• WHAT THE TASK REQUIRES
Which lines hold the string "with"? Copy every one of them.

• DATASET EXCERPTS
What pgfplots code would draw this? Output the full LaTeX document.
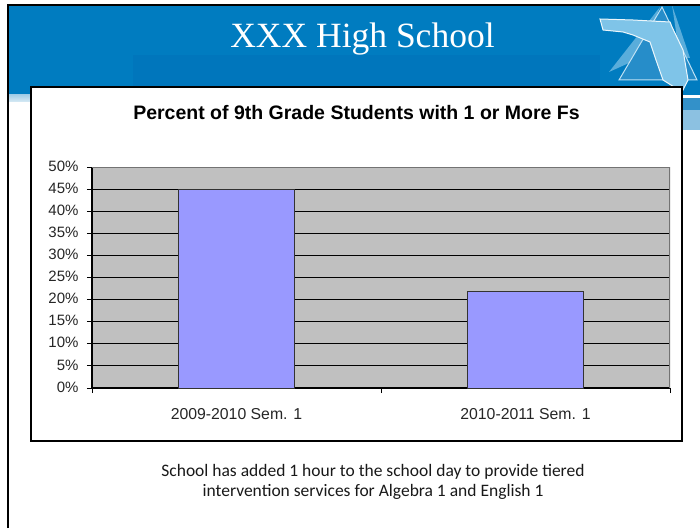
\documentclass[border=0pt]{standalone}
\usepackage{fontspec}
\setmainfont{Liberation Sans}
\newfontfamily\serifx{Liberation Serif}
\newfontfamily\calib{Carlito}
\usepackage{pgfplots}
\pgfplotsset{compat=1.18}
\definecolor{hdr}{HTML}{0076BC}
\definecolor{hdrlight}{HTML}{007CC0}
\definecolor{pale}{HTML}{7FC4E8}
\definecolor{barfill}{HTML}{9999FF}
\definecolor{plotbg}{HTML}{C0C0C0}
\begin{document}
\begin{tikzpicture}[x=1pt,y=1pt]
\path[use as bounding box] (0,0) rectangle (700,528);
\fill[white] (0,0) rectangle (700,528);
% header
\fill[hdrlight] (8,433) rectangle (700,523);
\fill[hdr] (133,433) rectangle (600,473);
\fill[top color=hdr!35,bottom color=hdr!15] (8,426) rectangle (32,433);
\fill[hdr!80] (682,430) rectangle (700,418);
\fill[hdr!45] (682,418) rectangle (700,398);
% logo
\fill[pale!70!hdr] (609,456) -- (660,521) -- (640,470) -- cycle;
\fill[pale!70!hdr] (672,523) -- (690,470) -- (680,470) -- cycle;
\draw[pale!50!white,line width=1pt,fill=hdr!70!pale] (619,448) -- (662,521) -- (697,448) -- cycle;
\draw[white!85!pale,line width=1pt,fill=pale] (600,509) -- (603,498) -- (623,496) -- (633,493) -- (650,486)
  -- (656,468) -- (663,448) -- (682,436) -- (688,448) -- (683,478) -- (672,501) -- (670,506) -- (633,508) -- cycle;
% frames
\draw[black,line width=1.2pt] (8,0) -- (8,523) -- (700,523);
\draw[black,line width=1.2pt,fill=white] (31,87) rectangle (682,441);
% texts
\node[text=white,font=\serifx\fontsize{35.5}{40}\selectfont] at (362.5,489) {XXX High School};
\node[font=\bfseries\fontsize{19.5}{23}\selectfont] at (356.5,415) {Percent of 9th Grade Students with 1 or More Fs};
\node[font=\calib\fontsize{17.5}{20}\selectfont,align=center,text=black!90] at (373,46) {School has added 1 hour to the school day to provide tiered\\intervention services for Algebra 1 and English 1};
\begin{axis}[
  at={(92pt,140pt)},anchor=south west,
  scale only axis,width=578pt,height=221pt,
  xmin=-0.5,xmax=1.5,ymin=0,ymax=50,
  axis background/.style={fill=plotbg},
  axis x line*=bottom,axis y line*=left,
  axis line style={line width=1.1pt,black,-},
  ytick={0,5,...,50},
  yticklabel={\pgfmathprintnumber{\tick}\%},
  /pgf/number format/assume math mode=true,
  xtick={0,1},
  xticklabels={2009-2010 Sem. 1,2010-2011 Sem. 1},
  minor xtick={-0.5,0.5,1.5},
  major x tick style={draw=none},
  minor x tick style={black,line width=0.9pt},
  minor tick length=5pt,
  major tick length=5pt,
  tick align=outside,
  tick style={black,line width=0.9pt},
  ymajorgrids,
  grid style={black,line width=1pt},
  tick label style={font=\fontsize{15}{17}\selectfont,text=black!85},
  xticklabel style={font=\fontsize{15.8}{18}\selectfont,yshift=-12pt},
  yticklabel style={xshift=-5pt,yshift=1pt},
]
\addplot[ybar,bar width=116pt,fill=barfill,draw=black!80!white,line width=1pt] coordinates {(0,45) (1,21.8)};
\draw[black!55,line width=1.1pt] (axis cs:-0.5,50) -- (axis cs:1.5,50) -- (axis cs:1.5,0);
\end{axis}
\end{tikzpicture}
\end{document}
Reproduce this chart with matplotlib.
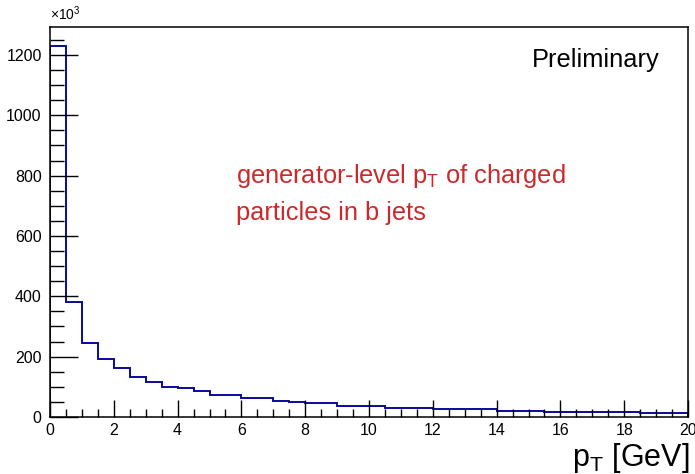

• SOLUTION TO THIS EXERCISE
\node[font=\bfseries\fontsize{19.5}{23}\selectfont] at (356.5,415) {Percent of 9th Grade Students with 1 or More Fs};
Reproduce this chart with matplotlib.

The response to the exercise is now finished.